Online Shoplifting

Reviewed by Bhavana | Updated on Aug 27, 2020

What is the Meaning of Online Shoplifting?

Online shoplifting is theft of a merchant's goods on the internet. This kind of shoplifting might seem harmless as the shoplifter never communicates with the victim and performs the scam with a few keystrokes and clicks on the mouse. Nevertheless, it is a felony, and online shoplifters will face serious legal issues, such as allegations of mail fraud.

Instances of Online Shoplifting

One way to do shoplifting online is through the process of credit card paying. A customer uses a credit card to buy goods online, purchases the goods and then submits a complaint to the credit card company saying he never received the goods. As a result, a chargeback is initiated by the credit card company, and the merchant is forced to refund the purchase made by the client.

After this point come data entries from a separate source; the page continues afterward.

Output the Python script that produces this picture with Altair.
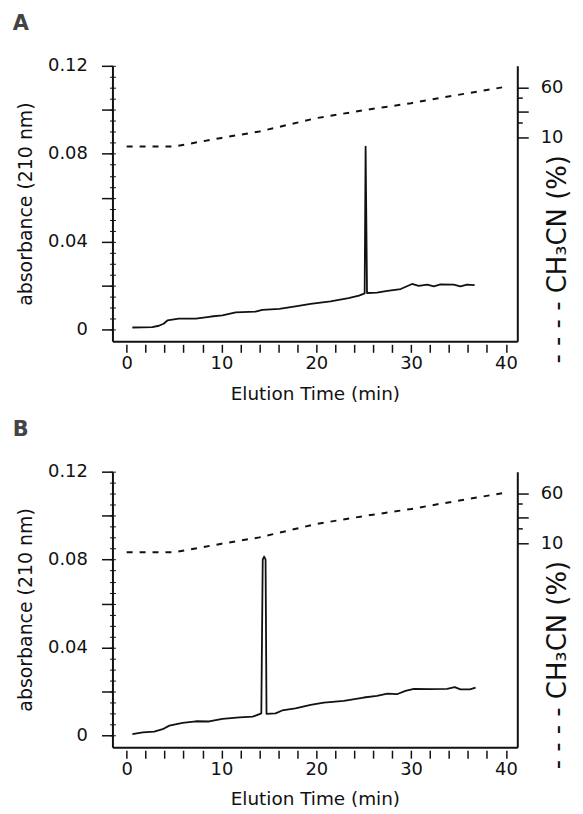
import altair as alt
import pandas as pd

# ---- data ----
# Panel A chromatogram (min, absorbance at 210 nm)
time_a = [0.6, 2.7, 3.4, 3.9, 4.3, 5.5, 7.3, 8.9, 10.1, 11.5, 13.6, 14.3, 16.1, 17.8,
          19.4, 21.5, 23.4, 24.5, 24.9, 25.1, 25.2, 25.35, 26.4, 27.5, 28.9, 30.1,
          30.8, 31.7, 32.4, 33.1, 34.5, 35.2, 35.9, 36.7]
abs_a = [0.0010, 0.0012, 0.0018, 0.0027, 0.0042, 0.0050, 0.0050, 0.0060, 0.0065, 0.0079,
         0.0082, 0.0090, 0.0095, 0.0106, 0.0117, 0.0129, 0.0144, 0.0155, 0.0162, 0.0165,
         0.0833, 0.0167, 0.0169, 0.0177, 0.0185, 0.0208, 0.0199, 0.0205, 0.0197, 0.0206,
         0.0205, 0.0197, 0.0205, 0.0203]

# Panel B chromatogram
time_b = [0.6, 1.7, 2.9, 3.8, 4.5, 5.9, 7.3, 8.7, 10.1, 11.9, 13.3, 14.2, 14.35, 14.5,
          14.65, 14.75, 15.7, 16.4, 17.8, 19.4, 20.8, 22.9, 25.0, 26.4, 27.5, 28.5, 29.4,
          30.3, 32.0, 33.8, 34.6, 35.2, 36.2, 36.8]
abs_b = [0.0006, 0.0014, 0.0018, 0.0029, 0.0045, 0.0058, 0.0065, 0.0064, 0.0076, 0.0083,
         0.0086, 0.0101, 0.0800, 0.0814, 0.0800, 0.0099, 0.0101, 0.0114, 0.0124, 0.0139,
         0.0150, 0.0158, 0.0173, 0.0180, 0.0191, 0.0188, 0.0203, 0.0212, 0.0211, 0.0212,
         0.0220, 0.0210, 0.0210, 0.0218]

# CH3CN gradient (min, %), right axis
grad_time = [0, 5, 10, 14, 20, 25, 30, 33, 39.6]
grad_pct = [1.2, 1.2, 9.8, 16.2, 29.6, 37.5, 44.6, 49.7, 60.4]

# axis settings
x_domain = [-1.5, 41.2]
abs_domain = [-0.0053, 0.12]
pct_domain = [-194, 82]
x_tick_values = list(range(0, 41, 2))
y_major_values = [0, 0.02, 0.04, 0.06, 0.08, 0.10, 0.12]
y_minor_values = [round(i * 0.005, 3) for i in range(25)]
pct_tick_values = [10, 25, 36, 50, 60]

FONT = "DejaVu Sans"
INK = "#111111"
W, H = 407, 277


def panel(letter, times, absorb):
    df = pd.DataFrame({"t": times, "a": absorb})
    gdf = pd.DataFrame({"t": grad_time, "p": grad_pct})
    xs = alt.Scale(domain=x_domain, nice=False, zero=False)
    ys = alt.Scale(domain=abs_domain, nice=False, zero=False)

    solid = alt.Chart(df).mark_line(color=INK, strokeWidth=1.8, strokeJoin="round").encode(
        x=alt.X("t:Q", scale=xs, axis=alt.Axis(
            orient="bottom", domain=True, ticks=False, labels=False, grid=False,
            title=None, domainWidth=2)),
        y=alt.Y("a:Q", scale=ys, axis=alt.Axis(
            orient="left", values=y_major_values, tickSize=11, tickWidth=1.5,
            domainWidth=2, grid=False, labelPadding=14.2, labelFlush=False,
            labelOverlap=False,
            labelExpr="round(datum.value*100) % 4 == 0 ? (datum.value == 0 ? '0' : format(datum.value, '.2f')) : ''",
            title="absorbance (210 nm)", titleFontSize=19, titlePadding=12)),
    )

    minor = alt.Chart(df).mark_line(strokeOpacity=0).encode(
        x=alt.X("t:Q", scale=xs, axis=alt.Axis(
            orient="bottom", offset=3, domain=False, values=x_tick_values,
            tickSize=8, tickWidth=1.5, labelFlush=False, labelOverlap=False,
            labelPadding=2, grid=False,
            labelExpr="datum.value % 10 == 0 ? datum.label : ''",
            title="Elution Time (min)", titlePadding=12)),
        y=alt.Y("a:Q", scale=ys, axis=alt.Axis(
            orient="left", offset=-3, domain=False, values=y_minor_values,
            tickSize=6, tickWidth=1, labels=False, grid=False, title=None)),
    )

    dashed = alt.Chart(gdf).mark_line(color=INK, strokeWidth=2, strokeDash=[6, 7]).encode(
        x=alt.X("t:Q", scale=xs, axis=None),
        y=alt.Y("p:Q", scale=alt.Scale(domain=pct_domain, nice=False, zero=False),
                axis=alt.Axis(
                    orient="right", values=pct_tick_values, domainWidth=2,
                    tickWidth=1.5,
                    tickSize={"condition": {"test": "datum.value == 25 || datum.value == 50",
                                            "value": 5}, "value": 11},
                    labelPadding=12, labelFlush=False, labelOverlap=False, grid=False,
                    labelExpr="datum.value == 10 || datum.value == 60 ? datum.label : ''",
                    title="- - - - CH\u2083CN (%)", titleFontSize=26, titleAngle=270,
                    titleX=40, titleY=194, titleAlign="center", titleBaseline="middle")),
    )

    return alt.layer(solid, minor, dashed).resolve_scale(
        y="independent"
    ).resolve_axis(x="independent", y="independent").properties(
        width=W, height=H,
        title=alt.TitleParams(letter, anchor="start", fontSize=21, font=FONT,
                              fontWeight="bold", color="#444444", offset=23, dx=-4),
    )


chart = alt.vconcat(
    panel("A", time_a, abs_a),
    panel("B", time_b, abs_b),
    spacing=16,
    padding={"left": 4, "top": 3, "right": 5, "bottom": 0},
).configure_view(stroke=None).configure_axis(
    labelFont=FONT, titleFont=FONT, labelFontSize=18, titleFontSize=18.5,
    labelColor=INK, titleColor=INK, domainColor=INK, tickColor=INK,
    titleFontWeight="normal",
)

chart.save("out.html", embed_options={"renderer": "svg", "actions": False})
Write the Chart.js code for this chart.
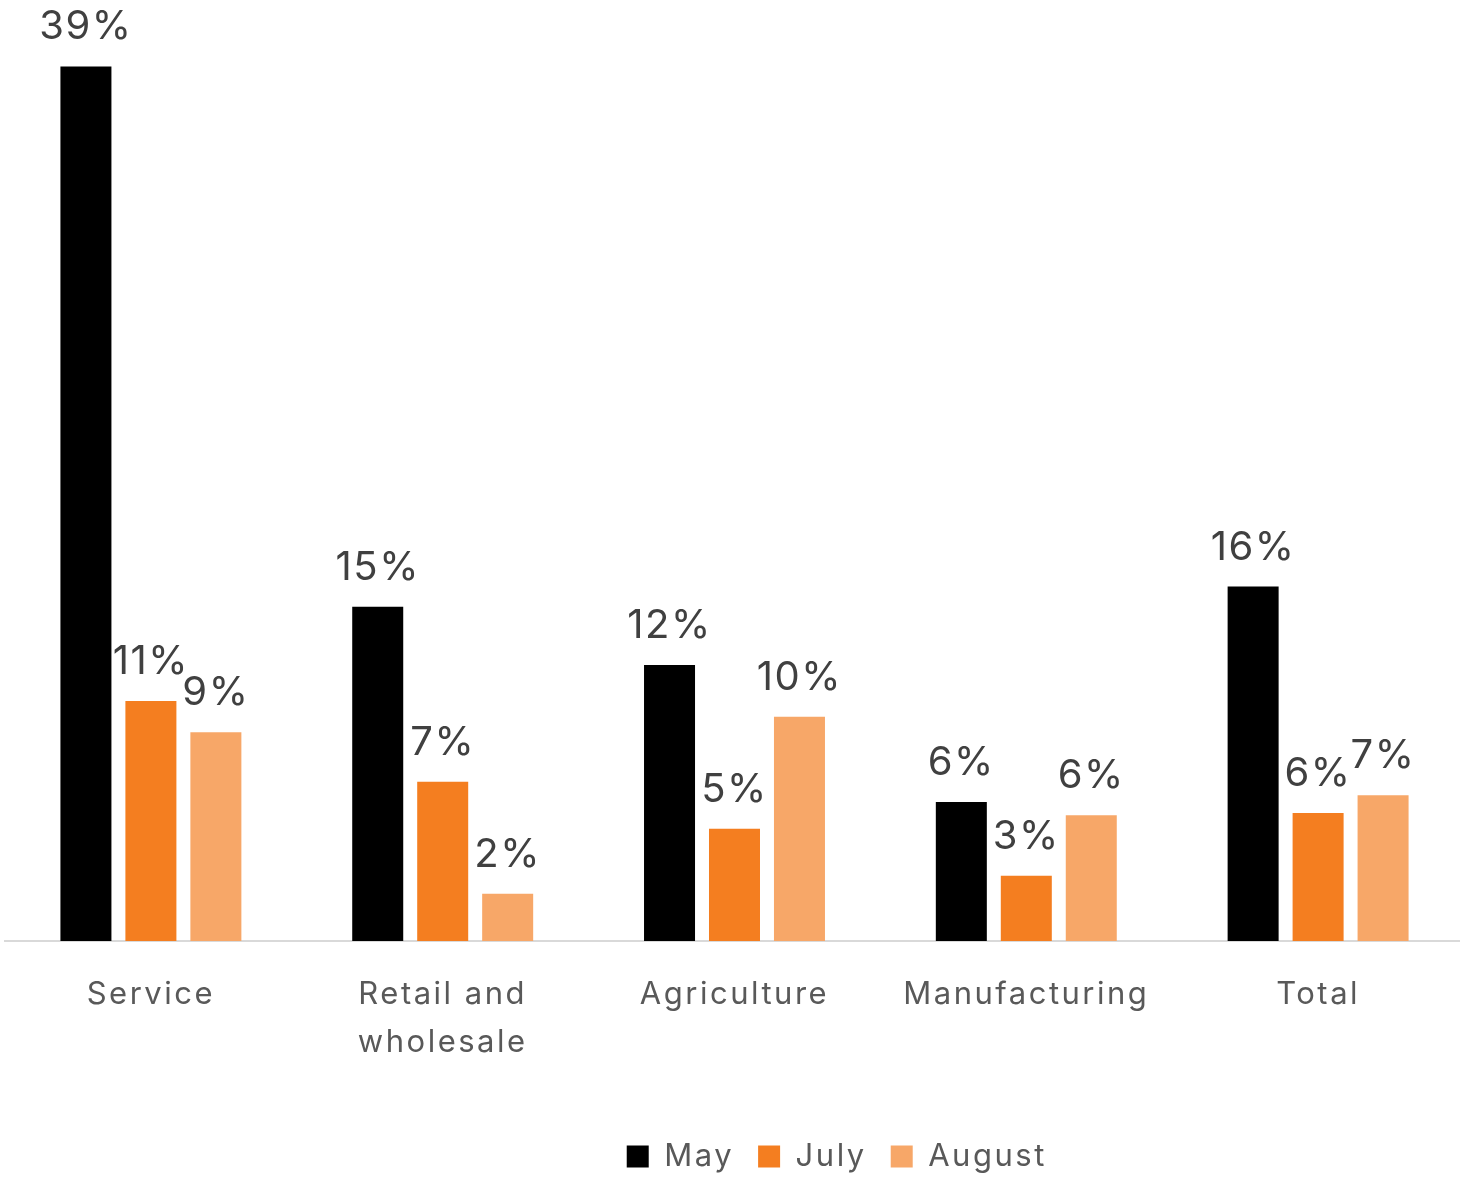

Even though the buyer has never set foot in the place of business of the retailer, he has practically shoplifted the items without paying for them by fraudulently using the chargeback mechanism. However, if a credit card payment processor receives too many demands for a chargeback from the same customer, it may stop doing business with them.

Online retailers, then, suffer secondary damage from online shoplifting because a certain credit card brand is no longer acceptable to them. In addition, this could reduce sales, as the inability to accept the card would greatly hinder customers.

In simple words, chargebacks themselves are not fraudulent, but it raises concerns with both merchants and credit card issuers when customers misuse this method intended for consumer protection.

Another Example of Online Shoplifting is Piracy

Another way of doing shoplifting online is through piracy. Unlawfully downloading copyrighted music, books, or movies for free instead of purchasing them through legitimate channels is a form of online shoplifting that robs both creators and distributors at the same time.

The piracy issue has posed a challenge for several reasons. Pirated content consumers want it for free, or at least for a very low cost. Furthermore, media companies also lack the resources to meet increasing demands for free content.

The "underworld" digital media travels faster than big businesses, with conglomerates of smart hackers and pirates joining forces around the globe.